All agencies, including university’s, which receive more than $100 million in Research and Development expenditures are required to make their data publicly accessible. Utah State falls under this category.

Open access to data is important because a majority of studies conducted are publicly funded, and as such, the public deserves to know the results of these studies, and they should be allowed access to the data and be able to analyze how and why it was collected.

Open access allows for additional analysis to be made. Research builds off each other. It is important to know the methods and results of peers when conducting a new study.

Open access increases the impact of your data and results.

Open access to data also creates a better informed public, and community members can use your data and research to decide on public policies.

Sharing your data is of personal benefit because you are given recognition for your study, and you can become a field matter expert.

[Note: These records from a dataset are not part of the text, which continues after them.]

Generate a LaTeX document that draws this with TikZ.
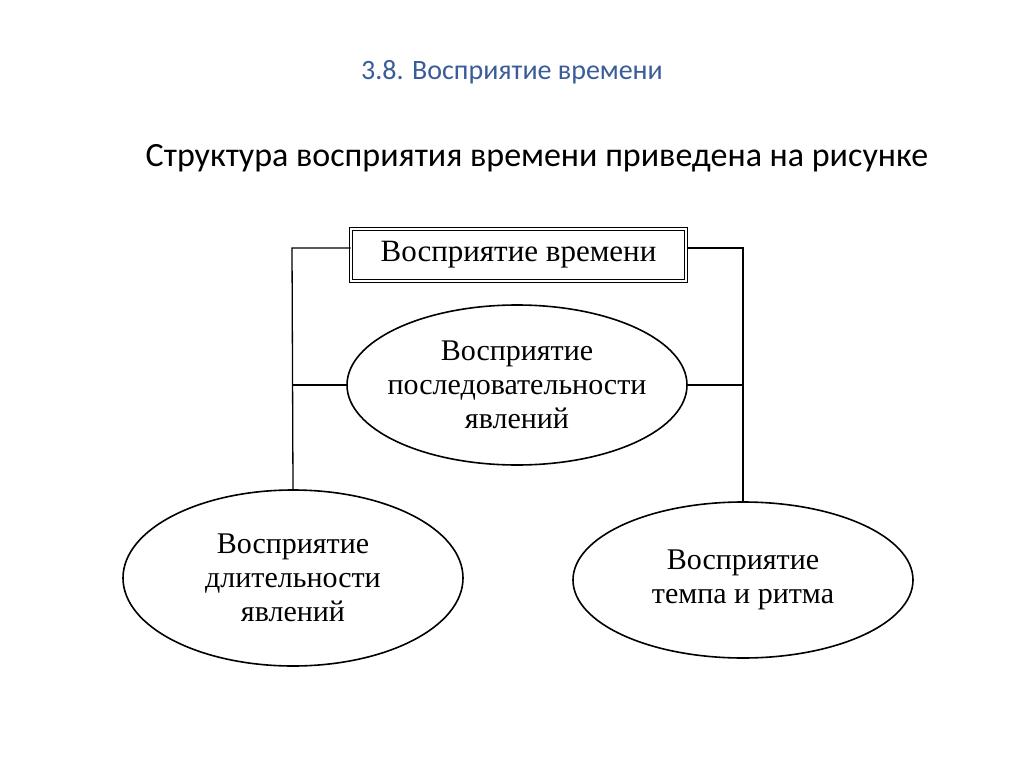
\documentclass[tikz,border=0pt]{standalone}
\usepackage{fontspec}
\setmainfont{Liberation Serif}
\newfontfamily\slidefont{Carlito}
\usetikzlibrary{shapes.geometric}
\definecolor{titleblue}{HTML}{3A5C98}
\begin{document}
\begin{tikzpicture}[x=1pt,y=-1pt,
  ln/.style={line width=1.3pt},
  ov/.style={draw,line width=1.6pt,ellipse,align=center,font=\fontsize{30}{34}\selectfont,inner xsep=-60pt,inner ysep=-30pt},
]
\useasboundingbox[fill=white] (0,0) rectangle (1024,767);
\node[font=\slidefont\fontsize{28}{32}\selectfont,text=titleblue] (t) at (512,72) {3.8. Восприятие времени};
\node[font=\slidefont\fontsize{34}{38}\selectfont] (s) at (537,158) {Структура восприятия времени приведена на рисунке};
\node[draw,double,double distance=1.5pt,line width=1pt,minimum width=335pt,minimum height=52pt,font=\fontsize{31}{34}\selectfont] (b) at (518.5,255) {Восприятие времени};
\node[ov,minimum width=340pt,minimum height=160pt] (m) at (517,385) {Восприятие\\последовательности\\явлений};
\node[ov,minimum width=340pt,minimum height=176pt] (l) at (293,578) {Восприятие\\длительности\\явлений};
\node[ov,minimum width=340pt,minimum height=156pt] (r) at (743,580) {Восприятие\\темпа и ритма};
\coordinate (cl) at (292,248);
\coordinate (cr) at (743,248);
\coordinate (ml) at (292,385);
\coordinate (mr) at (743,385);
\draw[ln] (b.west |- cl) -- (cl) -- (l.north);
\draw[ln] (b.east |- cr) -- (cr) -- (r.north);
\draw[ln] (ml) -- (m.west);
\draw[ln] (m.east) -- (mr);
\end{tikzpicture}
\end{document}
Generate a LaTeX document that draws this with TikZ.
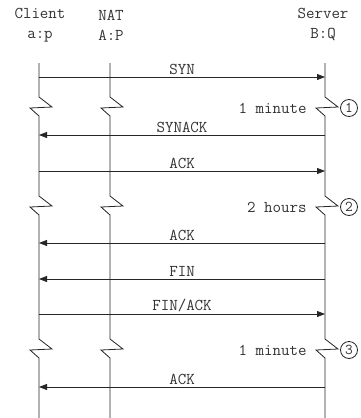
\documentclass[tikz,border=0pt]{standalone}
\usepackage{fontspec}
\usetikzlibrary{arrows.meta}
\tikzset{
  hdr/.style={align=center,text=black!80,font=\ttfamily\fontsize{16.5}{20}\selectfont},
  lbl/.style={above,inner sep=2pt,text=black!80,font=\ttfamily\fontsize{16.5}{18}\selectfont},
  tmr/.style={anchor=east,inner sep=2pt,text=black!80,font=\ttfamily\fontsize{16.5}{18}\selectfont},
  num/.style={circle,draw,minimum size=17pt,inner sep=0pt,text=black!80,font=\ttfamily\fontsize{15}{15}\selectfont},
  msg/.style={-{Triangle[length=8pt,width=6pt]}},
}
\begin{document}
\begin{tikzpicture}[x=1pt,y=-1pt,line width=0.8pt,draw=black!85]
        \useasboundingbox (0,0) rectangle (360,418);
        % hosts
        \node[hdr] (client) at (40,25) {Client\\a:p};
        \node[hdr] (nat) at (111,25) {NAT\\A:P};
        \node[hdr] (server) at (323,25) {Server\\B:Q};
        \coordinate (ctop) at (39,63);
        \coordinate (ntop) at (110,63);
        \coordinate (stop) at (325,63);
        \coordinate (cbot) at (39,418);
        \coordinate (nbot) at (110,418);
        \coordinate (sbot) at (325,418);
        % lifelines with breaks
        \draw (ctop) -- ++(0,34) -- ++(13,10) -- ++(-22,1) -- ++(9,8)
          -- ++(0,80) -- ++(13,10) -- ++(-22,1) -- ++(9,8)
          -- ++(0,124) -- ++(13,10) -- ++(-22,1) -- ++(9,8) -- (cbot);
        \draw (ntop) -- ++(0,34) -- ++(13,10) -- ++(-22,1) -- ++(9,8)
          -- ++(0,80) -- ++(13,10) -- ++(-22,1) -- ++(9,8)
          -- ++(0,124) -- ++(13,10) -- ++(-22,1) -- ++(9,8) -- (nbot);
        \draw (stop) -- ++(0,34) -- ++(13,10) -- ++(-22,1) -- ++(9,8)
          -- ++(0,80) -- ++(13,10) -- ++(-22,1) -- ++(9,8)
          -- ++(0,124) -- ++(13,10) -- ++(-22,1) -- ++(9,8) -- (sbot);
        % messages
        \coordinate (c1) at (39,77);
        \coordinate (c2) at (39,135);
        \coordinate (c3) at (39,171);
        \coordinate (c4) at (39,243);
        \coordinate (c5) at (39,279);
        \coordinate (c6) at (39,314);
        \coordinate (c7) at (39,387);
        \draw[msg] (c1) -- node[lbl]{SYN} (c1 -| stop);
        \draw[msg] (c2 -| stop) -- node[lbl]{SYNACK} (c2);
        \draw[msg] (c3) -- node[lbl]{ACK} (c3 -| stop);
        \draw[msg] (c4 -| stop) -- node[lbl]{ACK} (c4);
        \draw[msg] (c5 -| stop) -- node[lbl]{FIN} (c5);
        \draw[msg] (c6) -- node[lbl]{FIN/ACK} (c6 -| stop);
        \draw[msg] (c7 -| stop) -- node[lbl]{ACK} (c7);
        % timeouts
        \node[tmr] (t1) at (309,108) {1 minute};
        \node[tmr] (t2) at (309,207) {2 hours};
        \node[tmr] (t3) at (309,350) {1 minute};
        \node[num] (m1) at (349,108) {1};
        \node[num] (m2) at (349,207) {2};
        \node[num] (m3) at (349,350) {3};
\end{tikzpicture}
\end{document}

When sharing your data, you should consider whether or not your data will be immediately accessible to the public. If you desire to conduct further research on the subject at hand, you can embargo your data for a period.

You also should consider how people will access your data, and if any special software will be required to access it.

When allowing for reuse of your data, consider whether or not you will require permission to be granted. Who will want to use the data? What is the intended future use of the data?

Also consider where you will store your data longterm. Will you store it in a repository? Will you deposit all of the data in the chosen repository? What metadata documents will you include?

These are key questions to ask when considering data access.